In January 2015, one of Belarus’s foremost human rights defenders, Elena Tonkacheva, was deported and ordered not to return for three years. Her crime? Minor traffic violations for which she was accused of being a “threat to public order”, a decision described as absurd and clearly in retribution for her many years’ dogged pursuit of justice for others.
Tonkacheva is a Russian national who had been living in Belarus since 1985. She studied at the Belarusian University Faculty of Law and stayed on to marry and have a family. Putting her legal studies to good use in a country where violations have been acute, she has played a leading role in the Centre for Legal Transformation (LawTrend) where she is now its board Chairperson. Set up in 1996, it researches and campaigns on a wide range of issues including freedom of expression and association, access to fair trial and legal aid. It also provides human rights education and protection programmes.

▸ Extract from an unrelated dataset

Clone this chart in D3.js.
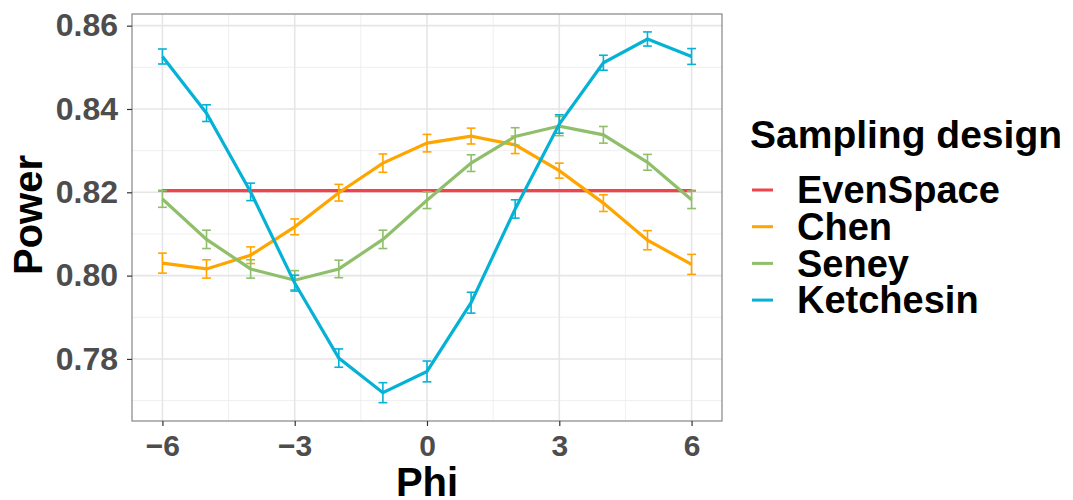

Unsurprisingly, Tonkacheva has worked under constant government scrutiny, particularly so in December 2010 when she and her team carried out research into the mass arrests and beatings of demonstrators who had taken to the streets in protest at the presidential elections, described by the Organisation for Security and Cooperation in Europe as neither free nor democratic. She was among those interrogated and her home was searched by police. She also monitored the trials of opposition candidates who were arrested during the protests. The Centre published its findings in the book ‘Afterword: Square 2010 Through the Eyes of Human Rights Defenders’ which was distributed to universities and libraries until printing was halted by the authorities and remaining copies taken out of circulation. In April 2011, she was singled out by President Lukashenko who, in a television address, accused her of being a representative of a ‘fifth column’ after she had taken part in a Council of Europe meeting.

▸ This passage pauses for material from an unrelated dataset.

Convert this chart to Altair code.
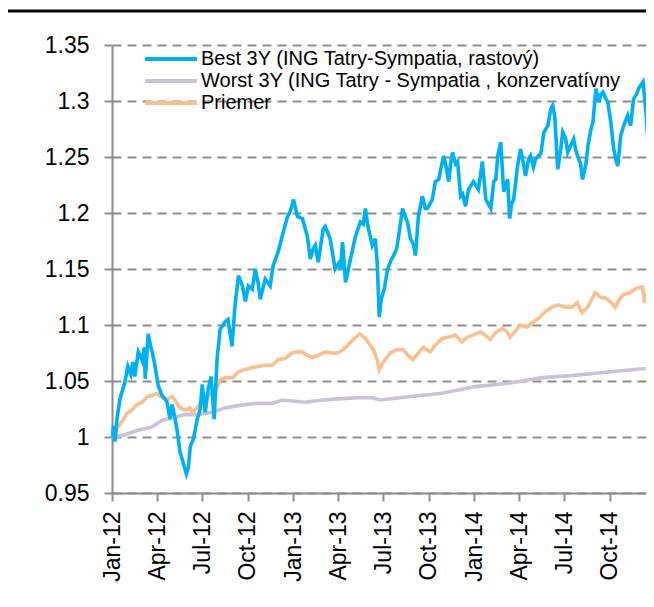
import altair as alt
import pandas as pd

# ---- data ----
series_names = [
    "Best 3Y (ING Tatry-Sympatia, rastový)",
    "Worst 3Y (ING Tatry - Sympatia , konzervatívny",
    "Priemer",
]
series_colors = ["#00B0F0", "#CCC1DA", "#F9BF8D"]

best_dates = [
    "2012-01-02", "2012-01-04", "2012-01-07", "2012-01-11", "2012-01-17", "2012-01-27",
    "2012-02-02", "2012-02-08", "2012-02-12", "2012-02-16", "2012-02-23", "2012-03-02",
    "2012-03-06", "2012-03-08", "2012-03-14", "2012-03-18", "2012-03-22", "2012-03-28",
    "2012-04-03", "2012-04-11", "2012-04-17", "2012-04-21", "2012-04-27", "2012-05-01",
    "2012-05-05", "2012-05-11", "2012-05-17", "2012-05-23", "2012-05-30", "2012-06-03",
    "2012-06-07", "2012-06-13", "2012-06-21", "2012-06-27", "2012-07-01", "2012-07-07",
    "2012-07-13", "2012-07-19", "2012-07-25", "2012-07-31", "2012-08-06", "2012-08-16",
    "2012-08-22", "2012-08-30", "2012-09-05", "2012-09-12", "2012-09-20", "2012-09-26",
    "2012-10-02", "2012-10-10", "2012-10-16", "2012-10-22", "2012-10-26", "2012-11-05",
    "2012-11-15", "2012-11-21", "2012-12-01", "2012-12-09", "2012-12-20", "2012-12-26",
    "2013-01-01", "2013-01-09", "2013-01-19", "2013-01-29", "2013-02-04", "2013-02-10",
    "2013-02-14", "2013-02-20", "2013-03-02", "2013-03-06", "2013-03-16", "2013-03-26",
    "2013-04-02", "2013-04-06", "2013-04-10", "2013-04-16", "2013-04-26", "2013-05-06",
    "2013-05-16", "2013-05-22", "2013-05-26", "2013-06-01", "2013-06-09", "2013-06-15",
    "2013-06-19", "2013-06-23", "2013-06-27", "2013-07-03", "2013-07-10", "2013-07-16",
    "2013-07-22", "2013-07-28", "2013-08-01", "2013-08-09", "2013-08-15", "2013-08-19",
    "2013-08-25", "2013-08-31", "2013-09-04", "2013-09-10", "2013-09-18", "2013-09-24",
    "2013-09-28", "2013-10-08", "2013-10-14", "2013-10-21", "2013-10-25", "2013-10-31",
    "2013-11-06", "2013-11-10", "2013-11-14", "2013-11-18", "2013-11-24", "2013-11-28",
    "2013-12-04", "2013-12-08", "2013-12-14", "2013-12-20", "2013-12-30", "2014-01-05",
    "2014-01-09", "2014-01-17", "2014-01-24", "2014-02-03", "2014-02-09", "2014-02-13",
    "2014-02-17", "2014-02-23", "2014-03-01", "2014-03-09", "2014-03-13", "2014-03-17",
    "2014-03-21", "2014-03-29", "2014-04-04", "2014-04-10", "2014-04-14", "2014-04-20",
    "2014-04-24", "2014-04-30", "2014-05-04", "2014-05-10", "2014-05-15", "2014-05-21",
    "2014-05-29", "2014-06-04", "2014-06-08", "2014-06-12", "2014-06-18", "2014-06-24",
    "2014-06-28", "2014-07-04", "2014-07-08", "2014-07-14", "2014-07-20", "2014-07-24",
    "2014-07-28", "2014-08-03", "2014-08-07", "2014-08-14", "2014-08-18", "2014-08-24",
    "2014-08-28", "2014-09-03", "2014-09-09", "2014-09-13", "2014-09-17", "2014-09-23",
    "2014-09-27", "2014-10-03", "2014-10-09", "2014-10-13", "2014-10-17", "2014-10-23",
    "2014-10-29", "2014-11-06", "2014-11-12", "2014-11-18", "2014-11-24", "2014-11-28",
    "2014-12-07", "2014-12-13", "2014-12-17", "2014-12-23", "2014-12-29",
]
best_values = [
    1.000, 1.010, 0.996, 1.016, 1.034, 1.049,
    1.063, 1.056, 1.067, 1.054, 1.076, 1.068,
    1.080, 1.052, 1.092, 1.083, 1.076, 1.063,
    1.046, 1.037, 1.034, 1.031, 1.016, 1.029,
    1.021, 1.007, 0.987, 0.978, 0.967, 0.973,
    0.992, 0.998, 1.016, 1.025, 1.047, 1.022,
    1.043, 1.054, 1.016, 1.070, 1.096, 1.103,
    1.105, 1.081, 1.117, 1.144, 1.135, 1.121,
    1.135, 1.132, 1.150, 1.137, 1.123, 1.141,
    1.135, 1.153, 1.165, 1.179, 1.197, 1.202,
    1.212, 1.197, 1.195, 1.179, 1.159, 1.168,
    1.171, 1.156, 1.186, 1.188, 1.177, 1.150,
    1.155, 1.150, 1.174, 1.138, 1.159, 1.179,
    1.192, 1.190, 1.204, 1.186, 1.171, 1.177,
    1.155, 1.107, 1.123, 1.132, 1.150, 1.157,
    1.162, 1.168, 1.179, 1.204, 1.196, 1.192,
    1.177, 1.172, 1.162, 1.197, 1.215, 1.204,
    1.204, 1.212, 1.228, 1.230, 1.239, 1.251,
    1.239, 1.228, 1.244, 1.254, 1.244, 1.246,
    1.215, 1.217, 1.206, 1.221, 1.228, 1.224,
    1.221, 1.246, 1.212, 1.204, 1.228, 1.230,
    1.251, 1.263, 1.219, 1.230, 1.195, 1.208,
    1.212, 1.242, 1.257, 1.244, 1.233, 1.248,
    1.251, 1.241, 1.248, 1.251, 1.253, 1.272,
    1.278, 1.293, 1.296, 1.286, 1.239, 1.257,
    1.272, 1.266, 1.254, 1.260, 1.266, 1.257,
    1.251, 1.244, 1.230, 1.244, 1.260, 1.275,
    1.281, 1.311, 1.299, 1.306, 1.308, 1.302,
    1.299, 1.281, 1.257, 1.248, 1.242, 1.269,
    1.278, 1.287, 1.278, 1.302, 1.306, 1.311,
    1.317, 1.290, 1.263, 1.290, 1.287,
]

worst_dates = [
    "2012-01-02", "2012-01-27", "2012-02-22", "2012-03-22", "2012-04-11", "2012-05-01",
    "2012-05-27", "2012-06-23", "2012-07-21", "2012-08-16", "2012-09-11", "2012-10-16",
    "2012-11-19", "2012-12-09", "2013-01-24", "2013-02-28", "2013-04-01", "2013-05-11",
    "2013-06-09", "2013-06-25", "2013-08-20", "2013-10-28", "2014-01-03", "2014-03-10",
    "2014-05-18", "2014-07-21", "2014-09-28", "2014-12-06", "2014-12-28",
]
worst_values = [
    1.000, 1.002, 1.006, 1.009, 1.015, 1.017,
    1.020, 1.020, 1.022, 1.026, 1.028, 1.030,
    1.030, 1.033, 1.031, 1.033, 1.034, 1.035,
    1.035, 1.033, 1.036, 1.039, 1.045, 1.048,
    1.053, 1.055, 1.058, 1.061, 1.061,
]

avg_dates = [
    "2012-01-02", "2012-01-13", "2012-01-23", "2012-01-31", "2012-02-10", "2012-02-20",
    "2012-03-02", "2012-03-12", "2012-03-22", "2012-04-01", "2012-04-11", "2012-04-21",
    "2012-05-01", "2012-05-07", "2012-05-17", "2012-05-27", "2012-06-06", "2012-06-12",
    "2012-06-23", "2012-07-03", "2012-07-13", "2012-07-21", "2012-07-31", "2012-08-06",
    "2012-08-16", "2012-08-26", "2012-09-01", "2012-09-11", "2012-09-25", "2012-10-10",
    "2012-10-22", "2012-11-05", "2012-11-19", "2012-12-01", "2012-12-15", "2012-12-29",
    "2013-01-08", "2013-01-18", "2013-01-29", "2013-02-08", "2013-02-20", "2013-03-06",
    "2013-03-20", "2013-04-01", "2013-04-11", "2013-04-21", "2013-05-01", "2013-05-15",
    "2013-05-26", "2013-06-05", "2013-06-11", "2013-06-19", "2013-06-23", "2013-07-01",
    "2013-07-05", "2013-07-15", "2013-07-29", "2013-08-10", "2013-08-20", "2013-08-30",
    "2013-09-10", "2013-09-20", "2013-10-04", "2013-10-14", "2013-10-28", "2013-11-09",
    "2013-11-23", "2013-12-07", "2013-12-17", "2013-12-29", "2014-01-13", "2014-01-23",
    "2014-02-02", "2014-02-12", "2014-02-26", "2014-03-08", "2014-03-14", "2014-03-24",
    "2014-04-03", "2014-04-17", "2014-04-28", "2014-05-10", "2014-05-24", "2014-06-07",
    "2014-06-19", "2014-07-03", "2014-07-17", "2014-07-27", "2014-08-06", "2014-08-17",
    "2014-08-27", "2014-09-02", "2014-09-12", "2014-09-22", "2014-10-02", "2014-10-12",
    "2014-10-18", "2014-10-28", "2014-11-11", "2014-11-25", "2014-12-06", "2014-12-10",
    "2014-12-18", "2014-12-28",
]
avg_values = [
    1.000, 1.009, 1.015, 1.021, 1.024, 1.029,
    1.031, 1.036, 1.037, 1.039, 1.035, 1.033,
    1.036, 1.033, 1.026, 1.024, 1.026, 1.022,
    1.027, 1.035, 1.037, 1.039, 1.044, 1.051,
    1.053, 1.053, 1.053, 1.058, 1.060, 1.062,
    1.063, 1.064, 1.064, 1.069, 1.070, 1.075,
    1.076, 1.076, 1.073, 1.071, 1.073, 1.076,
    1.075, 1.075, 1.078, 1.082, 1.087, 1.092,
    1.088, 1.082, 1.078, 1.069, 1.060, 1.067,
    1.069, 1.075, 1.078, 1.078, 1.073, 1.069,
    1.075, 1.080, 1.076, 1.082, 1.088, 1.089,
    1.091, 1.085, 1.089, 1.091, 1.094, 1.091,
    1.087, 1.093, 1.097, 1.094, 1.089, 1.094,
    1.100, 1.098, 1.102, 1.106, 1.112, 1.116,
    1.118, 1.116, 1.116, 1.120, 1.111, 1.116,
    1.124, 1.129, 1.125, 1.124, 1.121, 1.116,
    1.121, 1.127, 1.129, 1.133, 1.134, 1.120,
    1.131, 1.133,
]

y_ticks = [0.95, 1.0, 1.05, 1.1, 1.15, 1.2, 1.25, 1.3, 1.35]
x_ticks = [
    "2012-01-01", "2012-04-01", "2012-07-01", "2012-10-01",
    "2013-01-01", "2013-04-01", "2013-07-01", "2013-10-01",
    "2014-01-01", "2014-04-01", "2014-07-01", "2014-10-01",
]
# visible part of the time axis (the reference is cut at the window edge)
x_domain = ["2012-01-01", "2014-12-13"]

# ---- build table (worst & average first so Best is drawn on top) ----
frames = [
    pd.DataFrame({"date": worst_dates, "value": worst_values, "series": series_names[1]}),
    pd.DataFrame({"date": avg_dates, "value": avg_values, "series": series_names[2]}),
    pd.DataFrame({"date": best_dates, "value": best_values, "series": series_names[0]}),
]
df = pd.concat(frames, ignore_index=True)


def dt(s):
    return alt.DateTime(year=int(s[:4]), month=int(s[5:7]), date=int(s[8:10]), utc=True)


FONT = "Liberation Sans"
GRAY = "#8c8c8c"

lines = alt.Chart(df).mark_line(strokeWidth=3.6).encode(
    x=alt.X(
        "date:T",
        scale=alt.Scale(type="utc", domain=[dt(s) for s in x_domain]),
        axis=alt.Axis(
            values=[dt(s) for s in x_ticks],
            format="%b-%y",
            labelAngle=270,
            title=None,
            grid=False,
            tickSize=8,
            tickWidth=2,
            tickColor=GRAY,
            domainColor=GRAY,
            domainWidth=2,
            labelPadding=10,
            labelFontSize=23,
            labelFont=FONT,
            labelColor="black",
            labelOverlap=False,
        ),
    ),
    y=alt.Y(
        "value:Q",
        scale=alt.Scale(domain=[0.95, 1.35], nice=False, zero=False),
        axis=alt.Axis(
            values=y_ticks,
            format="~g",
            title=None,
            grid=True,
            gridDash=[9, 6],
            gridColor=GRAY,
            gridWidth=2,
            tickSize=8,
            tickWidth=2,
            tickColor=GRAY,
            domainColor=GRAY,
            domainWidth=2,
            labelPadding=15,
            labelFontSize=23,
            labelFont=FONT,
            labelColor="black",
        ),
    ),
    color=alt.Color(
        "series:N",
        scale=alt.Scale(domain=series_names, range=series_colors),
        legend=alt.Legend(
            title=None,
            orient="none",
            legendX=49,
            legendY=4,
            padding=0,
            symbolType="M-5.2,0H5.2",
            symbolSize=100,
            symbolStrokeWidth=4,
            labelOffset=20,
            labelFontSize=20,
            labelFont=FONT,
            labelColor="black",
            labelLimit=700,
            rowPadding=2,
        ),
    ),
)

top_rule = alt.Chart(pd.DataFrame({"k": [0]})).mark_rule(color="black", strokeWidth=3).encode(
    x=alt.value(-110), x2=alt.value(560), y=alt.value(-34)
)

chart = alt.layer(lines, top_rule).properties(
    width=534,
    height=448,
    padding={"left": 104, "top": 37, "right": 0, "bottom": 100},
    autosize="none",
).configure_view(strokeWidth=0)

chart.save("out.html", embed_options={"renderer": "svg", "actions": False})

On 30 October 2014, Tonkacheva received notice from police that her residency permit, which was not due to expire until 2017, had been cancelled. On 5 November she was told that she was to leave Belarus within a month, and would not be permitted to return for three years. The reason given was that she had been fined on a number of occasions for having exceeded speed limits, offenses that had been registered by speed cameras, and which she disputed. The news was greeted by outrage, and over 7,000 people petitioned the authorities in protest. After a series of appeal hearings, the expulsion order was finalised on 19 February 2015 and two days later she left Belarus.
The Belarus human rights monitor, Viasna, reporting on a hearing on 8 January 2015 describes a packed courtroom where, among other defence statements, two witnesses said that they had been driving the car at the time of the offences. The judge concluded that Tonkacheva had committed at least four traffic offenses while driving, and a fifth while a pedestrian, when she crossed the road outside designated crossings, crimes which constituted a “threat to public order”. At one point an observer was expelled from the room when he laughed out loud.

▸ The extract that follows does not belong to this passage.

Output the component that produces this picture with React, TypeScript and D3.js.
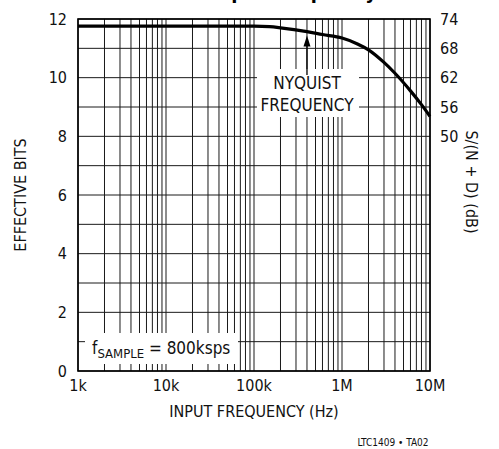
import React from 'react';
import * as d3 from 'd3';

// curve: input frequency (Hz) vs effective bits
const freqs = [1e3, 1e4, 1e5, 1.5e5, 2e5, 4e5, 6e5, 1e6, 1.5e6, 2e6, 3e6, 4e6, 6e6, 8e6, 1e7];
const bits = [11.76, 11.76, 11.76, 11.74, 11.7, 11.57, 11.47, 11.35, 11.15, 10.95, 10.52, 10.15, 9.55, 9.08, 8.68];

const leftTicks = [0, 2, 4, 6, 8, 10, 12];
const rightTicks = [12, 11, 10, 9, 8];
const rightLabels = ['74', '68', '62', '56', '50'];
const xTicks = [1e3, 1e4, 1e5, 1e6, 1e7];
const xLabels = ['1k', '10k', '100k', '1M', '10M'];

const FONT = "'Liberation Sans Narrow', 'DejaVu Sans Condensed', 'Liberation Sans', Arial, sans-serif";

export default function App() {
  const W = 499, H = 449;
  const m = { left: 78, right: 430, top: 19, bottom: 371 };

  const x = d3.scaleLog().domain([1e3, 1e7]).range([m.left, m.right]);
  const y = d3.scaleLinear().domain([0, 12]).range([m.bottom, m.top]);

  // minor + major vertical grid
  const vGrid: number[] = [];
  for (let dec = 1e3; dec < 1e7; dec *= 10) {
    for (let k = 1; k < 10; k++) vGrid.push(dec * k);
  }
  vGrid.push(1e7);
  const hGrid = d3.range(0, 13);

  const line = d3.line<number>()
    .x((_, i) => x(freqs[i]))
    .y(d => y(d))
    .curve(d3.curveMonotoneX);

  // white boxes that knock the grid out behind the notes
  const nyq = { x: 257, y: 69, w: 102, h: 48 };
  const fs = { x: 85, y: 333, w: 153, h: 31 };

  return (
    <svg width={W} height={H} style={{ position: 'absolute', left: 0, top: 0, background: '#fff' }}
      fontFamily={FONT}>
      <text x={280} y={-1} textAnchor="middle" fontSize={20} fontWeight="bold" fill="#000">
        vs Input Frequency
      </text>

      <g stroke="#1a1a1a" strokeWidth={1}>
        {vGrid.map((f, i) => (
          <line key={'v' + i} x1={x(f)} x2={x(f)} y1={m.top} y2={m.bottom} />
        ))}
        {hGrid.map(v => (
          <line key={'h' + v} x1={m.left} x2={m.right} y1={y(v)} y2={y(v)} />
        ))}
      </g>

      <rect x={nyq.x} y={nyq.y} width={nyq.w} height={nyq.h} fill="#fff" />
      <rect x={fs.x} y={fs.y} width={fs.w} height={fs.h} fill="#fff" />

      <rect x={m.left} y={m.top} width={m.right - m.left} height={m.bottom - m.top}
        fill="none" stroke="#000" strokeWidth={1.6} />

      <path d={line(bits) || ''} fill="none" stroke="#000" strokeWidth={3.2} strokeLinejoin="round" />

      {/* Nyquist arrow at fs/2 = 400k */}
      <line x1={x(4e5)} x2={x(4e5)} y1={y(11.2)} y2={nyq.y + 6} stroke="#000" strokeWidth={1.3} />
      <path d={`M${x(4e5)},${y(11.57) + 4} l-3.5,11 l7,0 z`} fill="#000" />
      <g fontSize={17} textAnchor="middle" fill="#111">
        <text x={x(4e5)} y={89}>NYQUIST</text>
        <text x={x(4e5)} y={111}>FREQUENCY</text>
      </g>

      <text x={92} y={354} fontSize={17} fill="#111">
        f<tspan fontSize={13} dy={4}>SAMPLE</tspan><tspan dy={-4}> = 800ksps</tspan>
      </text>

      <g fontSize={16} fill="#111">
        {leftTicks.map(v => (
          <text key={'l' + v} x={67} y={y(v)} dy="0.36em" textAnchor="end">{v}</text>
        ))}
        {rightTicks.map((v, i) => (
          <text key={'r' + v} x={440} y={y(v)} dy="0.36em">{rightLabels[i]}</text>
        ))}
        {xTicks.map((f, i) => (
          <text key={'x' + i} x={x(f)} y={391} textAnchor="middle">{xLabels[i]}</text>
        ))}
        <text x={254} y={417} textAnchor="middle">INPUT FREQUENCY (Hz)</text>
        <text transform="translate(26,195) rotate(-90)" textAnchor="middle">EFFECTIVE BITS</text>
        <text transform="translate(466,182) rotate(90)" textAnchor="middle">S/(N + D) (dB)</text>
      </g>
      <text x={393} y={446} fontSize={10} textAnchor="middle" fill="#111">LTC1409 • TA02</text>
    </svg>
  );
}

Speaking to Viasna in January 2015, Tonkacheva vowed that she would come back to Belarus after the three-year expulsion order had elapsed, using her time abroad to develop strategies for her return. She applied three times without success to the Belarusian Ministry of Internal Affairs to have the length of the banning order against her reduced, the most recent in March 2017, and her appeal against that decision was again dismissed in June 2017.
Tonkacheva returned to Belarus in February 2018, following the expiration of her three-year ban.
She continues to work for LawTrend from abroad, attending international conferences and providing commentary on developments in Belarus and other Eastern European countries. Much of the organisation’s work since the August 2020 disputed presidential election in Belarus has focused on the Belarusian authorities’ brutal crackdown on peaceful protest, the independent media and civil society organisations.